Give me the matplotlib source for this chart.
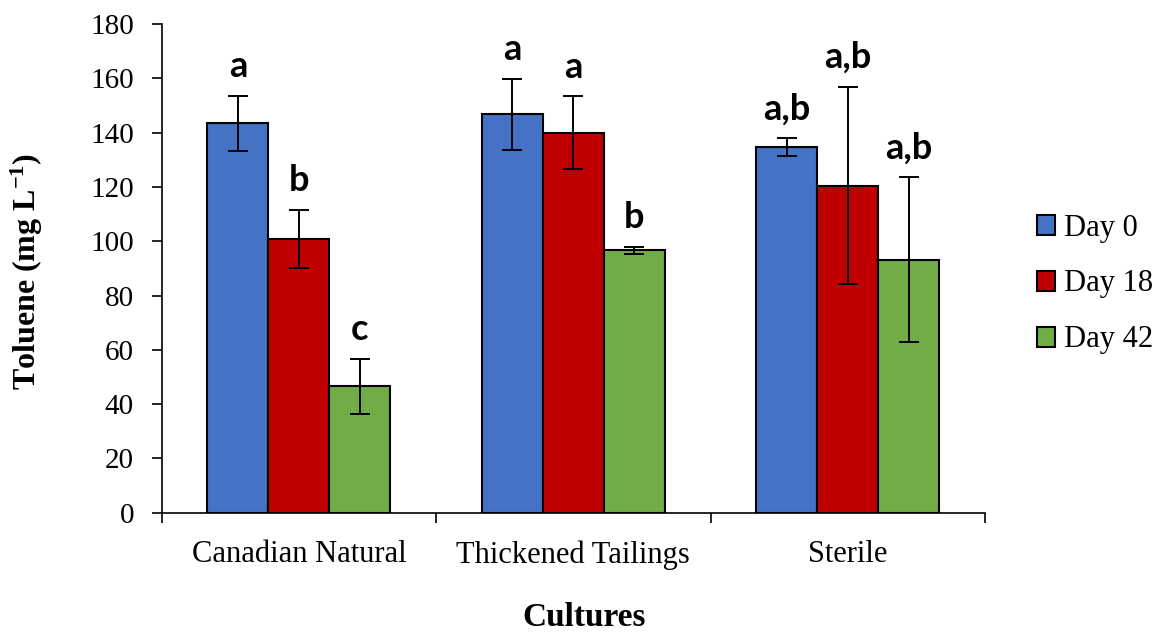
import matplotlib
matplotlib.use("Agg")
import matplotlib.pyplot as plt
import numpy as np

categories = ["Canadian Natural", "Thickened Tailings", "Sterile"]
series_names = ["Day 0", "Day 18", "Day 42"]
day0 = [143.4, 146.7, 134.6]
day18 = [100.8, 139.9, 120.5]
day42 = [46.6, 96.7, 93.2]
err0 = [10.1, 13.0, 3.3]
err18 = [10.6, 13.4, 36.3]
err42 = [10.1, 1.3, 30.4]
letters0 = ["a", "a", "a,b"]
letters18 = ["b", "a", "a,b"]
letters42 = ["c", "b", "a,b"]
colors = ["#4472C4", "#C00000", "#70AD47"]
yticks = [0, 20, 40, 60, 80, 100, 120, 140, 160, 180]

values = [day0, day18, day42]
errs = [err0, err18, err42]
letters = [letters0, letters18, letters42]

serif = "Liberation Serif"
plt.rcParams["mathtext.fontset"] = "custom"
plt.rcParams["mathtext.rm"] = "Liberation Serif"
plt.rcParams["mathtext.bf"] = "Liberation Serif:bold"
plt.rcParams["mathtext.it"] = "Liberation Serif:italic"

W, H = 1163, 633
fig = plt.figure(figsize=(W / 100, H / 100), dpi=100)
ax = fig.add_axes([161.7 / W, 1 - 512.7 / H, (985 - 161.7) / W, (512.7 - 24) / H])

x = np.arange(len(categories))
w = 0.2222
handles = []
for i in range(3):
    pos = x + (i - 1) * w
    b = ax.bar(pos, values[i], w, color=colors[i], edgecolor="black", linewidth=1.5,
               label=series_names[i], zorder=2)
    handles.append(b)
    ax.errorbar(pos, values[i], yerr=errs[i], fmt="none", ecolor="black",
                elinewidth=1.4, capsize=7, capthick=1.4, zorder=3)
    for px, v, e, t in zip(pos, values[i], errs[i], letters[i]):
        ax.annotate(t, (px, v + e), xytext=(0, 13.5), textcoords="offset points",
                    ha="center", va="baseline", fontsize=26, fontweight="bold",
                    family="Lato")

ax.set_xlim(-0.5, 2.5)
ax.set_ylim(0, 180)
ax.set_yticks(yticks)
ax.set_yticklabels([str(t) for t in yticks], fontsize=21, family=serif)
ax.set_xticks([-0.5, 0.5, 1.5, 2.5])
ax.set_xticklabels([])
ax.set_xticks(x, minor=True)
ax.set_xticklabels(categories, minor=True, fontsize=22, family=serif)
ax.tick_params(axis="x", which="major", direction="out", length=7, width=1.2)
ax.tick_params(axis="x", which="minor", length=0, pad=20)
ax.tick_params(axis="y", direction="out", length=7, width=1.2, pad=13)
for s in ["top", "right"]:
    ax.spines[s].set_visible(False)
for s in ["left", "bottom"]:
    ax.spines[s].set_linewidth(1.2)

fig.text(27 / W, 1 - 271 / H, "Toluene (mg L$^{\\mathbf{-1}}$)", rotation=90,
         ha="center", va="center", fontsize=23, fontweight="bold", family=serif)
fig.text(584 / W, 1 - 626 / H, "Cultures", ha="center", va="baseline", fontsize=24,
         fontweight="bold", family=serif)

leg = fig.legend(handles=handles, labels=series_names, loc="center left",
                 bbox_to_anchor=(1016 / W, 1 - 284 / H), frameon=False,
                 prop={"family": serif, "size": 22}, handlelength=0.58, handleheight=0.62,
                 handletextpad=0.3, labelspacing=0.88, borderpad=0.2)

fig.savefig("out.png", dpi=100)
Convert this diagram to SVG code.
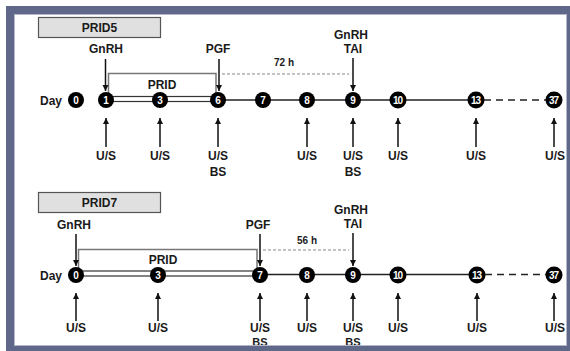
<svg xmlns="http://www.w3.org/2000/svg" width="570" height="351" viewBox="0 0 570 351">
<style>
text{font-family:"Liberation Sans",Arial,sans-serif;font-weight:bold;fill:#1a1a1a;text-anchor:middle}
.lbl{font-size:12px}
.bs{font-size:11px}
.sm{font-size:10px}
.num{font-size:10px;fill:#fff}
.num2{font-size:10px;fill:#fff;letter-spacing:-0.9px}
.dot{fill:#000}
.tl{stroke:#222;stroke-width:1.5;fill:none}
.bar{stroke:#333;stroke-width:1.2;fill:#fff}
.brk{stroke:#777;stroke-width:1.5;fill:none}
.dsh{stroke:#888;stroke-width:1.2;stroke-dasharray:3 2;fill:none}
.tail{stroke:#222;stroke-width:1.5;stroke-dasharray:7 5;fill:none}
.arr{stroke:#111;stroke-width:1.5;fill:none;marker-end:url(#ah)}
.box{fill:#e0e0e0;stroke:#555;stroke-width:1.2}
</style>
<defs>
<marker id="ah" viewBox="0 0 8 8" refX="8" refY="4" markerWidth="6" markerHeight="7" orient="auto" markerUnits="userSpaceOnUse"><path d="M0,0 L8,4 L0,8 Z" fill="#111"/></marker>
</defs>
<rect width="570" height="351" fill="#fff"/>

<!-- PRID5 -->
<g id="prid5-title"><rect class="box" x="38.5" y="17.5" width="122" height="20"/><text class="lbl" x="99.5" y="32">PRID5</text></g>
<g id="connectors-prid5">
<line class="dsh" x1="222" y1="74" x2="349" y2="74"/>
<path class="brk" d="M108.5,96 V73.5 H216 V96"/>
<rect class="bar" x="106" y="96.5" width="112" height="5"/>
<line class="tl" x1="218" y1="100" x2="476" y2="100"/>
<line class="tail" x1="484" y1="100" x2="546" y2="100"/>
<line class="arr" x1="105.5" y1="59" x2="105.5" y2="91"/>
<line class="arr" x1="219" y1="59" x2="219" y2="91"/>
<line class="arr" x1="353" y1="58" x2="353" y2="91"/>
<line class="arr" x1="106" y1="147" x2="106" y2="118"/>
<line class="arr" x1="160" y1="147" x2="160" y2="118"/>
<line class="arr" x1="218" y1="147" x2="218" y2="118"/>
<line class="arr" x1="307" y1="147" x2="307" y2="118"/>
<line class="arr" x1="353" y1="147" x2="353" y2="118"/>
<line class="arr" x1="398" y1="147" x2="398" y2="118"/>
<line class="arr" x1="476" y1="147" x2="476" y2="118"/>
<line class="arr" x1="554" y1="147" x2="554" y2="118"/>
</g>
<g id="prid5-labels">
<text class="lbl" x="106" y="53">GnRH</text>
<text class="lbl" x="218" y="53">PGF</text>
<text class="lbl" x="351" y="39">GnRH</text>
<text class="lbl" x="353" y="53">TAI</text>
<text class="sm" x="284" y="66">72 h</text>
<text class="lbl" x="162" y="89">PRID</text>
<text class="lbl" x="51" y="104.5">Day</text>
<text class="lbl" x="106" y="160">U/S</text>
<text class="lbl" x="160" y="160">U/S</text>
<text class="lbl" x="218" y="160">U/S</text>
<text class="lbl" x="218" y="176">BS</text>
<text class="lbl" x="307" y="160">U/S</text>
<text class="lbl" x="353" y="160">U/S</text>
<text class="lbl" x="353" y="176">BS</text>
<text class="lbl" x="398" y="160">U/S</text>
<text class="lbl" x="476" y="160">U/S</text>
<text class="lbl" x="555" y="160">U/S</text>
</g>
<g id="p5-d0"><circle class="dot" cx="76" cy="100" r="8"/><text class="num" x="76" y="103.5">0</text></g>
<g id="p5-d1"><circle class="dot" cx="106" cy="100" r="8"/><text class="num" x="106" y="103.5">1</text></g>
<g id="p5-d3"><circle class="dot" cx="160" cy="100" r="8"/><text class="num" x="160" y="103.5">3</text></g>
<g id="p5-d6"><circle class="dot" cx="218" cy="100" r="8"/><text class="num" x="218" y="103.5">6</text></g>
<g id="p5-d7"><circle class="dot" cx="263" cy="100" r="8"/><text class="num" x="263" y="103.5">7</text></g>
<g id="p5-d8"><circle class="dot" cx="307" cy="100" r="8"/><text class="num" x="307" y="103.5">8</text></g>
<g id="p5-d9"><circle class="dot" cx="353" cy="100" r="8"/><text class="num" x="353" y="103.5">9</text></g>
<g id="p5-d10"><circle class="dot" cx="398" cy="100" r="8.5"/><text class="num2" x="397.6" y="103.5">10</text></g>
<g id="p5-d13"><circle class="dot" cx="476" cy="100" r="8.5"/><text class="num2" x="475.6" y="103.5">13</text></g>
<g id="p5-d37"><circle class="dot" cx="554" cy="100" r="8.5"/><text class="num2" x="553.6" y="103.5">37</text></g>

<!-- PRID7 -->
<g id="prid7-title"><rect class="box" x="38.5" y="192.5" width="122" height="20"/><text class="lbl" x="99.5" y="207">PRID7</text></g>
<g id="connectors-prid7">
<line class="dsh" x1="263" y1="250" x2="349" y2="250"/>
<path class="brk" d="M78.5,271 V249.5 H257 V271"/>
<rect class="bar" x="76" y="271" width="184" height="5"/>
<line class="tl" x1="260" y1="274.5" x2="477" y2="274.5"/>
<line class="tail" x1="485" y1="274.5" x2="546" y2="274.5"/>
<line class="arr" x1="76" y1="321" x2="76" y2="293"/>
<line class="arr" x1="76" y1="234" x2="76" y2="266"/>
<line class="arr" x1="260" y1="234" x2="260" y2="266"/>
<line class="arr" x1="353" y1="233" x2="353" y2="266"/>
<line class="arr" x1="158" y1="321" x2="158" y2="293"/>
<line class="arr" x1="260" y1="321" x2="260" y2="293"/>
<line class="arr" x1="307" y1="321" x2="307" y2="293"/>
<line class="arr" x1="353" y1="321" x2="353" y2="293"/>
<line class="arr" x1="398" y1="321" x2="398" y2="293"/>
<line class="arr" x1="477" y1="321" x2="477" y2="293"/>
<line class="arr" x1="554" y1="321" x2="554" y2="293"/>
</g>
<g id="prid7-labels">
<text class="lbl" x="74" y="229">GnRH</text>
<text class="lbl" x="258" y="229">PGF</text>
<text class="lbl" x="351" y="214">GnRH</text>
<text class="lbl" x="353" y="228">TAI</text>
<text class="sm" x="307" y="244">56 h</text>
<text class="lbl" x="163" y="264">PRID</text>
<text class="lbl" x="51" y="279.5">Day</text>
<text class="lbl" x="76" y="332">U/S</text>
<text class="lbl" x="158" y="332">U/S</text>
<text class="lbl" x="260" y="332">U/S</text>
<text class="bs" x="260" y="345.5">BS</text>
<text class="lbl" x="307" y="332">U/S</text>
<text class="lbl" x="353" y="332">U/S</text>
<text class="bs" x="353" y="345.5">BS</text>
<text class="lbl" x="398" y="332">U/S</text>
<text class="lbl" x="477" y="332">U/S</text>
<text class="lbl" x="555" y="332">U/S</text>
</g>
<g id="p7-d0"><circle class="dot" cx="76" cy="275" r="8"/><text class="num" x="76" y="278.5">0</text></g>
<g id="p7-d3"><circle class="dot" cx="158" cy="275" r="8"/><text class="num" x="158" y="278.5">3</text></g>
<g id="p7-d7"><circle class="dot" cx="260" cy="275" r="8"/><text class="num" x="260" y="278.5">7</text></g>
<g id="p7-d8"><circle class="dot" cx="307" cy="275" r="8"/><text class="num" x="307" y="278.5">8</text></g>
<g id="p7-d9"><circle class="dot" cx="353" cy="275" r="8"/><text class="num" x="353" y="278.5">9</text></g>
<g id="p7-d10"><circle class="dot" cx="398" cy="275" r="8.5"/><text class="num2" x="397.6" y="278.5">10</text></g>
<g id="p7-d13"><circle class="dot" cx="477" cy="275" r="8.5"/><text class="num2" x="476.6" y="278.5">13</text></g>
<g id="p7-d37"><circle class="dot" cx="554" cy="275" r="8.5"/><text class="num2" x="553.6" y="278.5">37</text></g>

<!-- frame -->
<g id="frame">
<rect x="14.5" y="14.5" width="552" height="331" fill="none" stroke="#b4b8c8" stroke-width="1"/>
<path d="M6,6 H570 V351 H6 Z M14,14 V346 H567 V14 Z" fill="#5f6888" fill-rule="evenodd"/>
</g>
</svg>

● ● ● ●

[What you need to do]:
Copy every line of the listing that includes the string "matplotlib".

[Expected output]:
Give me the matplotlib source for this chart.
import matplotlib
matplotlib.use("Agg")
import matplotlib.pyplot as plt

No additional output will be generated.